Aujourd’hui, Beyoncé, Georgina Ronaldo ou, même, la reine Camilla s’approprient l’abaya et autres tenues arabisantes. Effet de mode ou vraie révolution en marche ?

En effet, la mode orientale gagne en visibilité et attire de plus en plus, confirmant la pertinence de sa présence dans le paysage de la mode. C’est une immense fierté pour nous de voir des célébrités arborer ce que nos mères et nos grand-mères portaient en privé, sans jamais se dévoiler au monde extérieur.

 

Les ambassades, les célébrités, les fédérations de mode s’intéressent à vous… Quels sont vos projets à moyen terme ?

Nous collaborons étroitement avec les délégations diplomatiques, car dès le début de ce projet visant à présenter la mode orientale à Paris, les ambassades et les délégations de l’UNESCO ont été d’une grande aide.
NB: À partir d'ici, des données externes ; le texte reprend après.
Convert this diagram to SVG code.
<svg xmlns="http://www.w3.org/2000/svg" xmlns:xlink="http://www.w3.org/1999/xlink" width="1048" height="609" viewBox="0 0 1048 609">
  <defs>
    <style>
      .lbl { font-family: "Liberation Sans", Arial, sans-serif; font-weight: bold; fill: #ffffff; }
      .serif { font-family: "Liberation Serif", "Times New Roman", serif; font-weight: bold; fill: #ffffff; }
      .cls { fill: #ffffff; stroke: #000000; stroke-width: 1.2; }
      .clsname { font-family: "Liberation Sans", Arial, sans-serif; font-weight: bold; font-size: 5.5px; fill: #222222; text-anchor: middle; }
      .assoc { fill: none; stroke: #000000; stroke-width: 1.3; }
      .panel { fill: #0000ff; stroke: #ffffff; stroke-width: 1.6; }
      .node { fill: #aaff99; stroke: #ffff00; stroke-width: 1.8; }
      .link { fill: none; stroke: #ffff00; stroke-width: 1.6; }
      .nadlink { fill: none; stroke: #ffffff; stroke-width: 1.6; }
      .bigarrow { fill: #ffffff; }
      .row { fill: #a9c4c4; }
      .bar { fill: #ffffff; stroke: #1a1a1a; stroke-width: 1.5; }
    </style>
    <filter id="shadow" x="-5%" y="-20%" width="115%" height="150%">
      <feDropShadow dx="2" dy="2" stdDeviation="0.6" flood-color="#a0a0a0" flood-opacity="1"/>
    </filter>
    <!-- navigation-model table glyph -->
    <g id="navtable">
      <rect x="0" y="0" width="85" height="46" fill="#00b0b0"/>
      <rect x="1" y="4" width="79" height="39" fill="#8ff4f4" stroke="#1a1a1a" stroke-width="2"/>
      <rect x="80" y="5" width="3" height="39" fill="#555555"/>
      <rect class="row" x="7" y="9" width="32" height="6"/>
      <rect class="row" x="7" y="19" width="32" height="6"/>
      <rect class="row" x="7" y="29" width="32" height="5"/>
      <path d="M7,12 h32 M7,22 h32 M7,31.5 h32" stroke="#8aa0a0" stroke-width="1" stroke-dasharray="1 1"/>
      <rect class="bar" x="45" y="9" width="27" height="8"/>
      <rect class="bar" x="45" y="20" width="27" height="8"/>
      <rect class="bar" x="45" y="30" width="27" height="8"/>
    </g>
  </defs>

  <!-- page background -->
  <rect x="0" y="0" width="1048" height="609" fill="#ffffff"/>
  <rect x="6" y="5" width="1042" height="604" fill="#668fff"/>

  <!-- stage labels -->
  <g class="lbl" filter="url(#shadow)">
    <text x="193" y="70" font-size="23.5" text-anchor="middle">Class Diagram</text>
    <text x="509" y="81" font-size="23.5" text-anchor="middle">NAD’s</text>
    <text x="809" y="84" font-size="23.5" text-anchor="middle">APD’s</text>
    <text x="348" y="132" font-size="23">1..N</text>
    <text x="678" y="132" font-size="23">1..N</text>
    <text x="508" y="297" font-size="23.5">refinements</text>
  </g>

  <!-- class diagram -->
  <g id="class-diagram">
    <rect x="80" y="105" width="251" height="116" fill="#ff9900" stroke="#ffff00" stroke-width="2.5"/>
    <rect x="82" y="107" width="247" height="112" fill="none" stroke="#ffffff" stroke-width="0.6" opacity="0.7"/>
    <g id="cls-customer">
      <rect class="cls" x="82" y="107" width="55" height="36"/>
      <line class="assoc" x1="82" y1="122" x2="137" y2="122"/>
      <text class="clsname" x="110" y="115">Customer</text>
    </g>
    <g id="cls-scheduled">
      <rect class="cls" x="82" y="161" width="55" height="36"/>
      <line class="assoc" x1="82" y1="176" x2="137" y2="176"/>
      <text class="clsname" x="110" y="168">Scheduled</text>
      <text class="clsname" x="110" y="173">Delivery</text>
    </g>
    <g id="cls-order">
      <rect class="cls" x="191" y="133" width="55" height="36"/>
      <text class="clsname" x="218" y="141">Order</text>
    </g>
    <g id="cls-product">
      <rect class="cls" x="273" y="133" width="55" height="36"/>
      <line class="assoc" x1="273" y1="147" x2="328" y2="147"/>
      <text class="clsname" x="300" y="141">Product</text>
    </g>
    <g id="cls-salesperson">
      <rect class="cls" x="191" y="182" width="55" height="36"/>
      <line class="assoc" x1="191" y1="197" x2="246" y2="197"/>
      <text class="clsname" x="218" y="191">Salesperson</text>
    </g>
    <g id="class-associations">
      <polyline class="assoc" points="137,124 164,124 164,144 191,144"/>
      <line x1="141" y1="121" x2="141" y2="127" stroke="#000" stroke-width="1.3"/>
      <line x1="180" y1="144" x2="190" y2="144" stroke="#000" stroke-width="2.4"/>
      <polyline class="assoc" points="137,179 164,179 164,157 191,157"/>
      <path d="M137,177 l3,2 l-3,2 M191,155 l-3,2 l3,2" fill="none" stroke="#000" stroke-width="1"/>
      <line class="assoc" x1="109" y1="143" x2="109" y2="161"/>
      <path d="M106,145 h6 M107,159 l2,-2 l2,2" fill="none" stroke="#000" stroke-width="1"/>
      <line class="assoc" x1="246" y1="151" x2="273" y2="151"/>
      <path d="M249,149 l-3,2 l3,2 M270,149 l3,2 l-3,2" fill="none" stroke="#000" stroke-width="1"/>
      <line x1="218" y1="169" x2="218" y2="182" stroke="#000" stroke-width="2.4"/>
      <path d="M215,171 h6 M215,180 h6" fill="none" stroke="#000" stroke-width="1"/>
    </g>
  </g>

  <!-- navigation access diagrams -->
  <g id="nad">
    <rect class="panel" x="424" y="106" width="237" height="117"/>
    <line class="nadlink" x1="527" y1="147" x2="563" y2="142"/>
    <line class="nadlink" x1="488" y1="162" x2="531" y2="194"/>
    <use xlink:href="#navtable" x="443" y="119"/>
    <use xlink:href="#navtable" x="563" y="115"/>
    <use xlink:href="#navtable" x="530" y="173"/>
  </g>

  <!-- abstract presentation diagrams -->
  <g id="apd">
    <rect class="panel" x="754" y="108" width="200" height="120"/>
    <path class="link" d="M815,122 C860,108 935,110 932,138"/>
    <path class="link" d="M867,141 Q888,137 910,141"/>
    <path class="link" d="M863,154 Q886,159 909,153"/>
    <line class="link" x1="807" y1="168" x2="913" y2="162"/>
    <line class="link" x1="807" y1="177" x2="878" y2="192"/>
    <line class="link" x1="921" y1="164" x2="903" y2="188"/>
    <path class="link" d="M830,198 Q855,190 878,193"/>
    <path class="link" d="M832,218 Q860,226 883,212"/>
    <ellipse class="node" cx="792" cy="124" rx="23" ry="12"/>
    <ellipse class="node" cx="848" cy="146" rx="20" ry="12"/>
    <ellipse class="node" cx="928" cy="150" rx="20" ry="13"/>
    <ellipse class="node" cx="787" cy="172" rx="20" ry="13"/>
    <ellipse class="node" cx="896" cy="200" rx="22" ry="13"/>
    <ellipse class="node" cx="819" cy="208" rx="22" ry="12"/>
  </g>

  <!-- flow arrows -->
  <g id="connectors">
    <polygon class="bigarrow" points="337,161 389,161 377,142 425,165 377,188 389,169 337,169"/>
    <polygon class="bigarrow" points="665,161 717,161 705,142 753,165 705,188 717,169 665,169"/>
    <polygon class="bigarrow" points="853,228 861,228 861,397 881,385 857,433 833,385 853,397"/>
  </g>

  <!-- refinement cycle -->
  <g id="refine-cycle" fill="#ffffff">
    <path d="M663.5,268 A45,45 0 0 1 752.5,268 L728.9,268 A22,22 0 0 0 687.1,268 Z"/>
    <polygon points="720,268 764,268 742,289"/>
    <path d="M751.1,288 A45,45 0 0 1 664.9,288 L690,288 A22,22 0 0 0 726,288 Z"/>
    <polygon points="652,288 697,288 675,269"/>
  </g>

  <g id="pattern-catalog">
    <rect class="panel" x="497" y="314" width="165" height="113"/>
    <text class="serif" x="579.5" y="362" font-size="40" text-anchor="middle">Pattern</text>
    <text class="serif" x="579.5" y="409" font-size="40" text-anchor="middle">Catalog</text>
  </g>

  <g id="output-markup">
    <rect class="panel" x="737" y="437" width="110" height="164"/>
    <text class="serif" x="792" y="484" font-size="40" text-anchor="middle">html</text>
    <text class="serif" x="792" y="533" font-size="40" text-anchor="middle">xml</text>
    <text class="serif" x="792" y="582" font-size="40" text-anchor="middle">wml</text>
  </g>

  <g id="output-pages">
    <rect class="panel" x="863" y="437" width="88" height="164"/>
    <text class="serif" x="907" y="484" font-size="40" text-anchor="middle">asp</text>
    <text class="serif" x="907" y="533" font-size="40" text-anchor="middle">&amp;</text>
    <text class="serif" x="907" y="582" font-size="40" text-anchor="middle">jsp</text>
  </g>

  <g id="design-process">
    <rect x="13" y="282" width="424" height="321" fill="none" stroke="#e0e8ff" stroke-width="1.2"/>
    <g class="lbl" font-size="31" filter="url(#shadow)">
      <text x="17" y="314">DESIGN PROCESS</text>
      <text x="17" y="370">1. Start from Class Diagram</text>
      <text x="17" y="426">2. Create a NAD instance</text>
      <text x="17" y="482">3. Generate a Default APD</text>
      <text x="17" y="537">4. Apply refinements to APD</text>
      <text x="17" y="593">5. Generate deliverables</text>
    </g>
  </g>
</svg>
Grâce à eux, nous avons pu obtenir des informations précises, de la documentation et des contacts utiles pour développer progressivement le projet, incluant la présentation de designers de leurs pays, contribuant ainsi à une forme de diplomatie culturelle. Cette collaboration se poursuit avec plusieurs diplomates, permettant de dévoiler la richesse de la mode et des traditions de leurs pays à Paris et au-delà.
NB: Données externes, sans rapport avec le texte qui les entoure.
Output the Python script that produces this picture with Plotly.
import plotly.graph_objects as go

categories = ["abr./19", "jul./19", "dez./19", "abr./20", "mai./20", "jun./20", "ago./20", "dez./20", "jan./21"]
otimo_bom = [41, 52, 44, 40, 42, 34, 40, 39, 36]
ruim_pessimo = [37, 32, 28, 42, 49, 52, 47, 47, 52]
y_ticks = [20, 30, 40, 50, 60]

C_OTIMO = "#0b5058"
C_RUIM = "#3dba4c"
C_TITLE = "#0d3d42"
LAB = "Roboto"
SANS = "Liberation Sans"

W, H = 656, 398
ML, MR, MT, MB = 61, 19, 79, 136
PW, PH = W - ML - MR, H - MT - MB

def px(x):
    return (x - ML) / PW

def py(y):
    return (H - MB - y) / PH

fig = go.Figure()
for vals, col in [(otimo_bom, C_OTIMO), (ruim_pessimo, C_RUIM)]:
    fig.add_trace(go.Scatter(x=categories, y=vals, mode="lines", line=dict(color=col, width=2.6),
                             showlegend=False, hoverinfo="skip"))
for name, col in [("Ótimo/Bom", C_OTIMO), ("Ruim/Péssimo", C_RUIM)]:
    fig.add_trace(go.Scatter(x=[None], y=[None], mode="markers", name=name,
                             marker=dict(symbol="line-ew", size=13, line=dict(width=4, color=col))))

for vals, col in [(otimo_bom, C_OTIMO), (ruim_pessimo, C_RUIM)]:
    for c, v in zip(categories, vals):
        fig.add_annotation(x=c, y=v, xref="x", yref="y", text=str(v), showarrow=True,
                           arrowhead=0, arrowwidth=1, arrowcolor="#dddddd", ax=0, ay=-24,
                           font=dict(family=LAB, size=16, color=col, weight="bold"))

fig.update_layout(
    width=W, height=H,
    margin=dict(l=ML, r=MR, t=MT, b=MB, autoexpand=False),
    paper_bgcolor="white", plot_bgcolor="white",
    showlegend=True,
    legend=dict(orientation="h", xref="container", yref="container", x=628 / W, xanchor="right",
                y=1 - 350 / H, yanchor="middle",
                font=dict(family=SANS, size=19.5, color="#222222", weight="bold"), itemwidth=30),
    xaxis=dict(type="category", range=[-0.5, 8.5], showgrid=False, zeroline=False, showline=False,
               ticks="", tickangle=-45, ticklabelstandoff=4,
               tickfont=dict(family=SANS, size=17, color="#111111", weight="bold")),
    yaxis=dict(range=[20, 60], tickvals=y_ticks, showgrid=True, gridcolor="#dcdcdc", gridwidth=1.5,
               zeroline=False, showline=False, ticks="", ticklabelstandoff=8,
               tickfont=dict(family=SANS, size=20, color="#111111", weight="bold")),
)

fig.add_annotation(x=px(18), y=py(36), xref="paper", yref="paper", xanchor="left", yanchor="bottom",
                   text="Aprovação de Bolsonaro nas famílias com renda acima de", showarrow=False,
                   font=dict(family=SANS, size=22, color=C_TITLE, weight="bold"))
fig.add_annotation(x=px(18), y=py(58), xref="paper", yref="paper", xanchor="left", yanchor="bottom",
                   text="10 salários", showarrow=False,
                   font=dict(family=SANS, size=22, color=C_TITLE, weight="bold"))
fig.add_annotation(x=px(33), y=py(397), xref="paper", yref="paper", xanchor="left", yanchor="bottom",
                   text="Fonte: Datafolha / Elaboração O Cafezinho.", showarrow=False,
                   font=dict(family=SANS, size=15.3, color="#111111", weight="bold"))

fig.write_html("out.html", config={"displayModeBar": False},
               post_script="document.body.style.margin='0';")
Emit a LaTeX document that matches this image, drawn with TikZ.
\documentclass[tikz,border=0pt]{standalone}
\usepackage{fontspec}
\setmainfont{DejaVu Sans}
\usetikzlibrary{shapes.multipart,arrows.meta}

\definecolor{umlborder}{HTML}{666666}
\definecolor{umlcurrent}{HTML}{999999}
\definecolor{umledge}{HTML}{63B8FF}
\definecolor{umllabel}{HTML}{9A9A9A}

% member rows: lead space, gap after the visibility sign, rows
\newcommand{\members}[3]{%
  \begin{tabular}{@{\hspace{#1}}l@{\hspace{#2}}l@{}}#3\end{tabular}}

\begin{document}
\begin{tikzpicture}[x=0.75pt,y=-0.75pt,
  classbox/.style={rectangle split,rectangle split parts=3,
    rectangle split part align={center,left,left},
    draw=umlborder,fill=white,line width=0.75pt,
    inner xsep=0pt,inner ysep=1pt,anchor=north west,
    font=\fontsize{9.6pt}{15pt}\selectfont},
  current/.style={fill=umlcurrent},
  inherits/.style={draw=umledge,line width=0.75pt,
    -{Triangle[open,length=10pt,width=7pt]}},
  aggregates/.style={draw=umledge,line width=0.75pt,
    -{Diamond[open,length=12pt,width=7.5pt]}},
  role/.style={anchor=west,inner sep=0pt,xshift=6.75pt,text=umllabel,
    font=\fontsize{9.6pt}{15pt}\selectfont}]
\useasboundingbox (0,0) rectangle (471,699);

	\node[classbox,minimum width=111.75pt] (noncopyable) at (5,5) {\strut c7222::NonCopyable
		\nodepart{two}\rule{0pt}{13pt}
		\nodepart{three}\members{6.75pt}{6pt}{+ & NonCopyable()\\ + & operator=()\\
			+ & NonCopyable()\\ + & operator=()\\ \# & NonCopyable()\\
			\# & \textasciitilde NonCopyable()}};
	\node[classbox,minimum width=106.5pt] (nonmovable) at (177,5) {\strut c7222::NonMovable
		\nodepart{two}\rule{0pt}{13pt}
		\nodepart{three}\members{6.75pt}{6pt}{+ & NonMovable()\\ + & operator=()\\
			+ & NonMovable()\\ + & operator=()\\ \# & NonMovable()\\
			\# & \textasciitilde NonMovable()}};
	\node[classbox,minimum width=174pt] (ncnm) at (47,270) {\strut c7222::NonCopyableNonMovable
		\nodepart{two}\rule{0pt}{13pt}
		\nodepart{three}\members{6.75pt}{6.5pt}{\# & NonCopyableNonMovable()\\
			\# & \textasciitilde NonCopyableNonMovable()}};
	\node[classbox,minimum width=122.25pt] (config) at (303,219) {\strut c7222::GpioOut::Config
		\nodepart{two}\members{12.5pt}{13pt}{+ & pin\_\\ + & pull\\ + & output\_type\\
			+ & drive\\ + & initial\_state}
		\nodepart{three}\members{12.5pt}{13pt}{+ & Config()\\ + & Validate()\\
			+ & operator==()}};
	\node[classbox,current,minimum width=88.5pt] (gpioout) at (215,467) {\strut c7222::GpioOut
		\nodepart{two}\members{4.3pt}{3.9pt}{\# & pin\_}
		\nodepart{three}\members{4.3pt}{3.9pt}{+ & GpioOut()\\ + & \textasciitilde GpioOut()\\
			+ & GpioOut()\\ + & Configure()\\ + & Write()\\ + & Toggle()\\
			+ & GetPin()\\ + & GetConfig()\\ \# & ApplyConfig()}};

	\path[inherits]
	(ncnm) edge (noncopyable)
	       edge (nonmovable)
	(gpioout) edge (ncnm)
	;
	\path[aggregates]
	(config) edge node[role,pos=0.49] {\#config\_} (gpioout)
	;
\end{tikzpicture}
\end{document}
Nous avons également contribué au développement de fashion weeks dans d’autres villes, dévoilant la mode localement tout en assurant une communication internationale, notamment au Maroc, en Azerbaïdjan, Turkménistan, Ouzbékistan, au Kazakhstan, etc. Nous continuons à travailler en partenariat avec diverses institutions pour propulser ce projet encore plus loin, dans l’espoir de favoriser une meilleure compréhension mutuelle dans la paix et la sérénité.